The 2016 cost of data breach study shows the primary cause of data breaches was attacks by malicious attacks, which accounted for 50% of all data breaches. 23% of reported data breaches were the result of employee negligence, while 27% were caused by system glitches and business process failures. Malicious attacks proved to be the costliest to resolve.
Ponemon discovered that the cost of detection of breaches and escalation had increased significantly in recent years. It is now at a record high. The average cost for detection and escalation was $0.61 million in 2015, and has risen to $0.73 million in 2016. Detection and escalation costs include forensic analysis, audit services, assessments, crisis team management, and communicating to executive management and the board of directors. Notification costs increases slightly from $0.56 million last year to $0.59 million in 2016.

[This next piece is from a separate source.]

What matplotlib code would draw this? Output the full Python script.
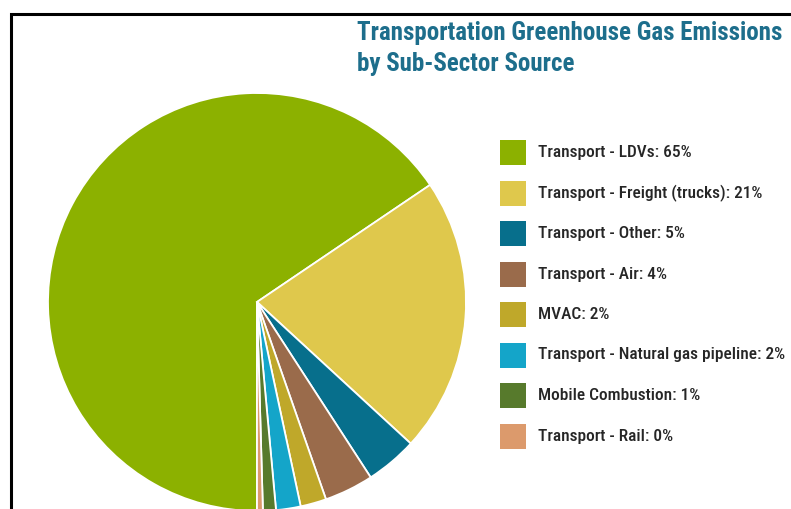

Ponemon determined the average time taken to identify a data breach was 191 days and the average time to contain a breach was 58 days. Fast detection of a data breach can help to reduce the cost of resolution. The cost of identifying a data breach was $5.83 million when the mean time to identify a data breach was less than 100 days, and $8.01 million when the mean time to identify a data breach was greater than 100 days.
The cost of breach resolution can be significantly reduced if a plan is in place before a breach even occurs. The mean time to contain a data breach was $5.24 when containment was achieved within 30 days, and $8.85 million when containment took longer than 30 days.